За исключением того факта, что решение было не за ним, и, как выразилась доктор Фабр, Совет "не желает, чтобы доктор Симоэнс разрушил свою собственную жизнь в тщетной погоне за химерическим лекарством для ребенка, который с самого начала был признан проектом с высоким риском. С нашей стороны было бы верхом безответственности разрешить ему вложить столь большой остаток своей собственной жизни в трагедию, созданную Советом, когда он попросил Симоэнсов помочь им в их усилиях".

Он выключил душ, вышел из кабинки, и начал вытираться теплым, длинноворсовым полотенцем, но его мозг отключался не так легко, как вода. Он натянул пижамные штаны - он не носил верх пижамы с тех пор, как ему исполнилось пятнадцать лет - и обнаружил, что дрейфует в направлении, непривычном для столь позднего времени.

Он открыл бар, бросил в стакан пару кубиков льда, налил на лед изрядную порцию смесевого виски и слегка покрутил его секунду.
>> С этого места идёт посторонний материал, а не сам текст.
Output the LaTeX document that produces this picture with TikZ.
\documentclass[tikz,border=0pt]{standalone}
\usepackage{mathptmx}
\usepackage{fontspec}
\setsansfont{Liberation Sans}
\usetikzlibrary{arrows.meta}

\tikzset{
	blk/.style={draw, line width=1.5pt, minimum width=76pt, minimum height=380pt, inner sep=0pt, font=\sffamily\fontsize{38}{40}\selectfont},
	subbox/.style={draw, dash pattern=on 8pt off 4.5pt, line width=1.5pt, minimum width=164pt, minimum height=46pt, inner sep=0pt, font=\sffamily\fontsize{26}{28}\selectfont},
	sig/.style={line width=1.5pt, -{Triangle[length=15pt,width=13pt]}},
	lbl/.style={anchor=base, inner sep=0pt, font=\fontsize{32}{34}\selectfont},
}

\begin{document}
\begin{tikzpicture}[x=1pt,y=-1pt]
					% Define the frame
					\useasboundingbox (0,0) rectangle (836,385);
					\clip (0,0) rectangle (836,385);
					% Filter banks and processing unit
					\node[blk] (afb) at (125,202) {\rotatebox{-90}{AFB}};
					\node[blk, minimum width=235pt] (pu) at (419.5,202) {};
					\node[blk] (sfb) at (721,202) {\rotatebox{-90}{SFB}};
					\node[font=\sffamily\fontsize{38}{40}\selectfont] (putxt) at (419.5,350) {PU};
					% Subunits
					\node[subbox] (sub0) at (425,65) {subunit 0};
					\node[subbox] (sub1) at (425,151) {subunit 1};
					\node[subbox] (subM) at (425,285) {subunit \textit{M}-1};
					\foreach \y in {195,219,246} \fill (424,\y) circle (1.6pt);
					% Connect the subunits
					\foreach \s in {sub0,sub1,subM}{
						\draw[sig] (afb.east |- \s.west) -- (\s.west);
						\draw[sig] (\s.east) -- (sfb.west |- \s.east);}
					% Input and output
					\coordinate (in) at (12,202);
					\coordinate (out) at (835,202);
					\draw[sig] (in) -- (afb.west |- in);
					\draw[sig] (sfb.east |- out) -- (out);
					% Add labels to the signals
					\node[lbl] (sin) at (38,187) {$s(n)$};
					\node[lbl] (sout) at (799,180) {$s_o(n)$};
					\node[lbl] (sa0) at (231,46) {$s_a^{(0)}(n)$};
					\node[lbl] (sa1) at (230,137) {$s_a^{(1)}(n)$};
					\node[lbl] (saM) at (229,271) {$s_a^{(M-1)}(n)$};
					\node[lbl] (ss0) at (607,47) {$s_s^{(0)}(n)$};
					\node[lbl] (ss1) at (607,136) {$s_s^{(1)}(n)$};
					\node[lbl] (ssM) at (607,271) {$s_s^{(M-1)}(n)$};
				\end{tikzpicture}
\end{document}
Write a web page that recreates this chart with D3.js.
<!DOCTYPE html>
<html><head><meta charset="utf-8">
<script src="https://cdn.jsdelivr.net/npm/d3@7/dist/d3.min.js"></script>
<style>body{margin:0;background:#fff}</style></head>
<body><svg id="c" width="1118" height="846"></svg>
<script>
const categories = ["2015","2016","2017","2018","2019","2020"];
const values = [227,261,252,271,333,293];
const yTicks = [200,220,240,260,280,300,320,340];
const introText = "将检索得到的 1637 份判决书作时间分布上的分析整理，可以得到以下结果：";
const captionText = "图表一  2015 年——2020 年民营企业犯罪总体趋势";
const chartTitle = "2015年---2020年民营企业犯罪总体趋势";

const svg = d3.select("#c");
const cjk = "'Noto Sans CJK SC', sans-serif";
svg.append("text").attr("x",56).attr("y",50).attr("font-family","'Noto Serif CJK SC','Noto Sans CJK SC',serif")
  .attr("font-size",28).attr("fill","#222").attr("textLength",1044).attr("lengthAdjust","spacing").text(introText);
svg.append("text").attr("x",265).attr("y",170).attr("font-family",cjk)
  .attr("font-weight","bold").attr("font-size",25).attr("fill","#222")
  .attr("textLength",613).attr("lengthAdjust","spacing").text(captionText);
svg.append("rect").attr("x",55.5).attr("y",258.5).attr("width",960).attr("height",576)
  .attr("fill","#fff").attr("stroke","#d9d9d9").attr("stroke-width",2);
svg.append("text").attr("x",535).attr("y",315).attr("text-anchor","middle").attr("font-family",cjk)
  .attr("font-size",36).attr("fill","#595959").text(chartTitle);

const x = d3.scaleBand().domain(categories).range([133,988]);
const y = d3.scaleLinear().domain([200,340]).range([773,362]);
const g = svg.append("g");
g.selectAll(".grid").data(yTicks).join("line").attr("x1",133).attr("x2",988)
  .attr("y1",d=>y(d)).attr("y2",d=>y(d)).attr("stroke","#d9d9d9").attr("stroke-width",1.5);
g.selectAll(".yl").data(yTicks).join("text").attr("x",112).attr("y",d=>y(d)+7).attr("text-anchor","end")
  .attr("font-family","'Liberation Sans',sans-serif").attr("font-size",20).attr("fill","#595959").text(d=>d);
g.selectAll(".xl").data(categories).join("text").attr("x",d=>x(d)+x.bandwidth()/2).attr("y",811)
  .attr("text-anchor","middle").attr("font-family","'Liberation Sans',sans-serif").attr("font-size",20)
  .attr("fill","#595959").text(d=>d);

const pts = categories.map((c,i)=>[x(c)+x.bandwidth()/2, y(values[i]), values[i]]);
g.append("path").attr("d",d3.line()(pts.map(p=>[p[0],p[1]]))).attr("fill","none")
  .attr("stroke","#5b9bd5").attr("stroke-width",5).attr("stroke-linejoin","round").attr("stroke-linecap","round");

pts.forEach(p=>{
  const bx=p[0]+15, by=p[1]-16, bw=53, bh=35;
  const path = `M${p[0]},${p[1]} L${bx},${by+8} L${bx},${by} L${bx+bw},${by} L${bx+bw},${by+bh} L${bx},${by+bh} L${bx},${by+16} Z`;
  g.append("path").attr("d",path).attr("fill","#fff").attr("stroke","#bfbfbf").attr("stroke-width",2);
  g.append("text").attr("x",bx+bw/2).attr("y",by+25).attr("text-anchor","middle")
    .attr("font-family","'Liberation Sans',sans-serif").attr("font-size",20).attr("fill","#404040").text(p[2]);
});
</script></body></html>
Затем он отпил из стакана и закрыл глаза, когда густой, насыщенный огонь обжег его горло.

Это не помогло. Два лица упрямо проплывали перед ним - рыжеватый кареглазый человек и гораздо меньшего роста с каштановыми волосами, карими глазами и широкой улыбкой.

"Это глупо, - подумал он. - Я ничего не могу изменить, и Херландер тоже. И не только это, я прекрасно знаю, что все эта боль просто разъедает его, усугубляя гнев. Этот человек превращается в своего рода бомбу замедленного действия, и я, черт побери, ничего не могу с этим поделать. Он собирается сорваться - это только вопрос времени - и я был неправ, когда преуменьшил его вероятную реакцию у Бардасано. Разрыв близится, и когда наступит, он будет так чертовски зол - и так безразличен ко всему, что еще может с ним случиться - что он сделает что-то очень, очень глупое. Я не знаю что, но я узнал его достаточно хорошо, чтобы знать это. И моя работа - не дать ему сделать это".

Это было странно. Он был человеком, которому поручили удерживать Симоэнса цельным, заставляя его работать - эффективно работать - над своими важнейшими исследовательскими проектами. И позаботившись о том, что если даже придет время, когда Симоэнс самоликвидируется, он не повредит этим проектам. И все же, несмотря на это, он чувствовал не настоятельную необходимость защиты важнейших интересов Соответствия, а необходимость хоть как-то помочь человеку, от которого он должен был защитить их. Чтобы найти какой-нибудь способ исцелить хоть частично ту боль, которую ему причинили.